▸ DIRECTIONS:
Skip the pictures, please, and write out exactly the lines from the opening of the data through the line containing "(0,0) rectangle (1074,755);".

▸ DATA SEGMENT:
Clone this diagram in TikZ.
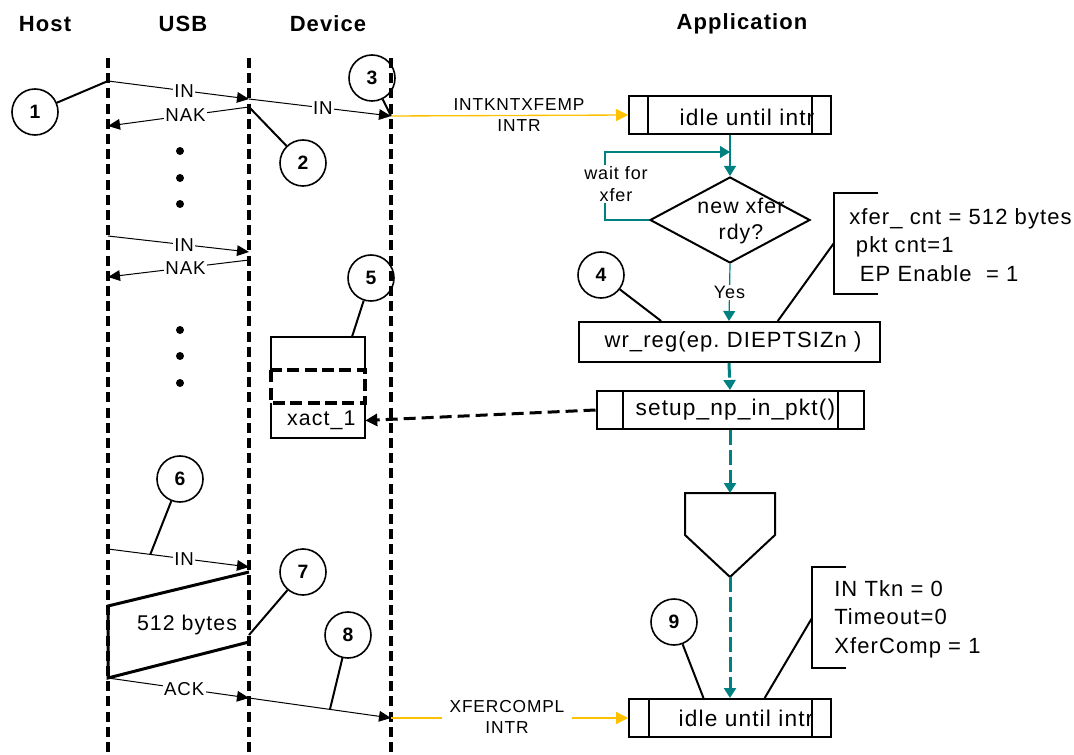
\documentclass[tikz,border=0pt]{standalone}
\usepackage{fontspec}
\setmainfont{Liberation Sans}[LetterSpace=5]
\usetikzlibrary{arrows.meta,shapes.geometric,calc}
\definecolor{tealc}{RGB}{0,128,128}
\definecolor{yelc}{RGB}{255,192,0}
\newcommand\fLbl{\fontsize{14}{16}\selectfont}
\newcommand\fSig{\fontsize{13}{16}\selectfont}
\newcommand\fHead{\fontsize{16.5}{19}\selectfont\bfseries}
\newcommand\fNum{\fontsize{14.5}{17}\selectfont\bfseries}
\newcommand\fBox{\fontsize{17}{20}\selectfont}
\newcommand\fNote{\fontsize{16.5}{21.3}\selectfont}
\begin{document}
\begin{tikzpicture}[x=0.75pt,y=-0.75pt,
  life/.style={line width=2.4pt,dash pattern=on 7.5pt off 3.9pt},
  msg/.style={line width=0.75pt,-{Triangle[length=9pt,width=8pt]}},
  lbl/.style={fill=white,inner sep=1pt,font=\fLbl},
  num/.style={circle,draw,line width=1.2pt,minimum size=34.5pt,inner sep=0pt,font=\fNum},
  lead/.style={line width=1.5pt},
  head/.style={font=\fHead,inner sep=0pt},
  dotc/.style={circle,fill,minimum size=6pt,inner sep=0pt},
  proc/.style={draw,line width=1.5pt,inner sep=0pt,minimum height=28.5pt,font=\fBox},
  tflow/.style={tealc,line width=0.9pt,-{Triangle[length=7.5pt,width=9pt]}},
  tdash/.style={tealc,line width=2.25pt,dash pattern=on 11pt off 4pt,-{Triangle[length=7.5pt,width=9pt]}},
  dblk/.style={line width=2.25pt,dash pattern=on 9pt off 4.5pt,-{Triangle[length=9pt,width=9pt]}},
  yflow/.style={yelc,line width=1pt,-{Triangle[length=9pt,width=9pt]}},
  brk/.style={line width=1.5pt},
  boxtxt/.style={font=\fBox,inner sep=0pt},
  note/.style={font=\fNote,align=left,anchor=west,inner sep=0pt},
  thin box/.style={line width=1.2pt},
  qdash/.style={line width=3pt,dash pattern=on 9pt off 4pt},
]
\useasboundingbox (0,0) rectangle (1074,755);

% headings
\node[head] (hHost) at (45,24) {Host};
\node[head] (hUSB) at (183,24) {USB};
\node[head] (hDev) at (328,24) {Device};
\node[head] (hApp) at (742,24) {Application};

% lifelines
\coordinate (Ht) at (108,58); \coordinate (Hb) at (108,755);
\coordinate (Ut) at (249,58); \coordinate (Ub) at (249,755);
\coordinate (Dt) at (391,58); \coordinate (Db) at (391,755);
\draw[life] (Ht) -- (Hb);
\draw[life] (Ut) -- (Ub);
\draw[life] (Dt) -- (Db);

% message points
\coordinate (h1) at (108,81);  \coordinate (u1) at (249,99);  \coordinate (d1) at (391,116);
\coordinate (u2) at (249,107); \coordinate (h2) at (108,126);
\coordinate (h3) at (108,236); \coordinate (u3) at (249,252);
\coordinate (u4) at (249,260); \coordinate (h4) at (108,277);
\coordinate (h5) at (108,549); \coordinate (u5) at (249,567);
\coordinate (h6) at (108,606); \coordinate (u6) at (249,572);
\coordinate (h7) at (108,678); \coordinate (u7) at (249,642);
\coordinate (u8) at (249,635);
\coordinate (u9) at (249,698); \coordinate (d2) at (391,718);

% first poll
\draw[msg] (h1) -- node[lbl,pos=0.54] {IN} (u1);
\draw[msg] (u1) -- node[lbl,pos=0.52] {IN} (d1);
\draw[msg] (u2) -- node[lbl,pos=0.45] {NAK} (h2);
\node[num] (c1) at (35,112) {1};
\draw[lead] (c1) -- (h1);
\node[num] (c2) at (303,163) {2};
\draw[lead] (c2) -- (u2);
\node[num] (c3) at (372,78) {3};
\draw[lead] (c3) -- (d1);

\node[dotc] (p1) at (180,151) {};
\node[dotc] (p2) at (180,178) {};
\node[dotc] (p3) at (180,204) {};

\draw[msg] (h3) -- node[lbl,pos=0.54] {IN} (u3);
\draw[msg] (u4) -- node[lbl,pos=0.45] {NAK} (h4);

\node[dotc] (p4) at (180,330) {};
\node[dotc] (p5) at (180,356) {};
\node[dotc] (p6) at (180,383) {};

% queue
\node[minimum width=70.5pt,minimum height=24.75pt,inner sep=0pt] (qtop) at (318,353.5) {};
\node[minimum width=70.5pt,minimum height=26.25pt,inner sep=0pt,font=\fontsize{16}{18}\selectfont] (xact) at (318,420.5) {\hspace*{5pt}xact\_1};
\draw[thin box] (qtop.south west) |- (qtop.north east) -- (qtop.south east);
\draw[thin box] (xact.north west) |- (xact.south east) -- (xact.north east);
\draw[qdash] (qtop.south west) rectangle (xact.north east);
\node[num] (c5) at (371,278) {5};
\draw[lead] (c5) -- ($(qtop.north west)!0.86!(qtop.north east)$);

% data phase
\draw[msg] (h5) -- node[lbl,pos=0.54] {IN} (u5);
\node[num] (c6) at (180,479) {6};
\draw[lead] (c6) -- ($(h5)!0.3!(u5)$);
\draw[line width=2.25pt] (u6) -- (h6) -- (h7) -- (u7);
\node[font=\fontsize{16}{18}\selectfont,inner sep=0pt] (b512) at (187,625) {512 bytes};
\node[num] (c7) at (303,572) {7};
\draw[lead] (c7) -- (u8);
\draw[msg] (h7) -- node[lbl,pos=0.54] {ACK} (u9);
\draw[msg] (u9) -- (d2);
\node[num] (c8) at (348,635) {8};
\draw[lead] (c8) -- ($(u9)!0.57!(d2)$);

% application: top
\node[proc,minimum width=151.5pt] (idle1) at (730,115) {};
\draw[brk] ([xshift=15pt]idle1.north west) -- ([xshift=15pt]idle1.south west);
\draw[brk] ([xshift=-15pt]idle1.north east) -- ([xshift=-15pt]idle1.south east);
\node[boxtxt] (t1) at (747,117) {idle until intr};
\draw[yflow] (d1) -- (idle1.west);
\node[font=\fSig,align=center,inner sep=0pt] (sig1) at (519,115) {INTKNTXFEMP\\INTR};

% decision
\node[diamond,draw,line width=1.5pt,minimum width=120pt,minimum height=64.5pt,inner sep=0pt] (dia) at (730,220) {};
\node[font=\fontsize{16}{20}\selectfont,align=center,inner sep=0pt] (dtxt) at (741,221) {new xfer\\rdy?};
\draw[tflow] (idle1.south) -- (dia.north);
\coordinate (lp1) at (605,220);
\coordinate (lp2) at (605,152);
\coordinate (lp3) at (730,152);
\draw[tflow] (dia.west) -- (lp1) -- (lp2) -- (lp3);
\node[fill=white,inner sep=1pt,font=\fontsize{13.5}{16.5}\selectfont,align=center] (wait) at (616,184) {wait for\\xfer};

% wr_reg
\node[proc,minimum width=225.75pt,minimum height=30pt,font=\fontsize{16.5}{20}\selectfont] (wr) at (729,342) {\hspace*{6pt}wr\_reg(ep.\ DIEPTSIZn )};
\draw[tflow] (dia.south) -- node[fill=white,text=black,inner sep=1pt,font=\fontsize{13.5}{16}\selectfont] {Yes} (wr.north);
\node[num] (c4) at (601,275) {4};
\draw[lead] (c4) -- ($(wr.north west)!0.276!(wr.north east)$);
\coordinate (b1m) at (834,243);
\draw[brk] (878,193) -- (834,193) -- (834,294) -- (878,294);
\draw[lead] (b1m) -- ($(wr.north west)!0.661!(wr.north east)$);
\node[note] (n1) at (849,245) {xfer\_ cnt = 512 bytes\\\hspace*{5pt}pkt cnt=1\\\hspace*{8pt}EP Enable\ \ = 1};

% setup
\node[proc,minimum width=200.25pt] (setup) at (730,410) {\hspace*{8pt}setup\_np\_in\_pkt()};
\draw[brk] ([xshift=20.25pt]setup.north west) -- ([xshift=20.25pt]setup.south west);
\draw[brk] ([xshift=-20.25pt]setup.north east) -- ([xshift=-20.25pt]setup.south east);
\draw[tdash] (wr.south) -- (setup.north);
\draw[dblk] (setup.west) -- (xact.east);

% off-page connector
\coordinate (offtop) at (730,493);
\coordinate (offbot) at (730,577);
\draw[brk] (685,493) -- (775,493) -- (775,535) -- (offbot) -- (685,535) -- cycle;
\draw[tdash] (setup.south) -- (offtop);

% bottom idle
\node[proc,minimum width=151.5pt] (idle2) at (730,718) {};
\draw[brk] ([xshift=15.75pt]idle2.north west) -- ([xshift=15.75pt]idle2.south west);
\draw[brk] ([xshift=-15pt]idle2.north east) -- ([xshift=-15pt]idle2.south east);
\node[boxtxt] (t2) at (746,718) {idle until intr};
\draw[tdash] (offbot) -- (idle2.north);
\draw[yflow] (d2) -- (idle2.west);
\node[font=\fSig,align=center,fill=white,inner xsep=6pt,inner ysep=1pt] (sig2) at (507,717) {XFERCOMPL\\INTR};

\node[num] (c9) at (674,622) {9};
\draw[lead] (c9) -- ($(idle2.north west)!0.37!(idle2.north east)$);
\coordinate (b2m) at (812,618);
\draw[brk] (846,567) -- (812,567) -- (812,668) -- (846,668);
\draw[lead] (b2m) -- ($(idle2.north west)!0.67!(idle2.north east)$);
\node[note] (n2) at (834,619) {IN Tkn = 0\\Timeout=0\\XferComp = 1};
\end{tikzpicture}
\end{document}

▸ ANSWER TO THE PROBLEM:
Clone this diagram in TikZ.
\documentclass[tikz,border=0pt]{standalone}
\usepackage{fontspec}
\setmainfont{Liberation Sans}[LetterSpace=5]
\usetikzlibrary{arrows.meta,shapes.geometric,calc}
\definecolor{tealc}{RGB}{0,128,128}
\definecolor{yelc}{RGB}{255,192,0}
\newcommand\fLbl{\fontsize{14}{16}\selectfont}
\newcommand\fSig{\fontsize{13}{16}\selectfont}
\newcommand\fHead{\fontsize{16.5}{19}\selectfont\bfseries}
\newcommand\fNum{\fontsize{14.5}{17}\selectfont\bfseries}
\newcommand\fBox{\fontsize{17}{20}\selectfont}
\newcommand\fNote{\fontsize{16.5}{21.3}\selectfont}
\begin{document}
\begin{tikzpicture}[x=0.75pt,y=-0.75pt,
  life/.style={line width=2.4pt,dash pattern=on 7.5pt off 3.9pt},
  msg/.style={line width=0.75pt,-{Triangle[length=9pt,width=8pt]}},
  lbl/.style={fill=white,inner sep=1pt,font=\fLbl},
  num/.style={circle,draw,line width=1.2pt,minimum size=34.5pt,inner sep=0pt,font=\fNum},
  lead/.style={line width=1.5pt},
  head/.style={font=\fHead,inner sep=0pt},
  dotc/.style={circle,fill,minimum size=6pt,inner sep=0pt},
  proc/.style={draw,line width=1.5pt,inner sep=0pt,minimum height=28.5pt,font=\fBox},
  tflow/.style={tealc,line width=0.9pt,-{Triangle[length=7.5pt,width=9pt]}},
  tdash/.style={tealc,line width=2.25pt,dash pattern=on 11pt off 4pt,-{Triangle[length=7.5pt,width=9pt]}},
  dblk/.style={line width=2.25pt,dash pattern=on 9pt off 4.5pt,-{Triangle[length=9pt,width=9pt]}},
  yflow/.style={yelc,line width=1pt,-{Triangle[length=9pt,width=9pt]}},
  brk/.style={line width=1.5pt},
  boxtxt/.style={font=\fBox,inner sep=0pt},
  note/.style={font=\fNote,align=left,anchor=west,inner sep=0pt},
  thin box/.style={line width=1.2pt},
  qdash/.style={line width=3pt,dash pattern=on 9pt off 4pt},
]
\useasboundingbox (0,0) rectangle (1074,755);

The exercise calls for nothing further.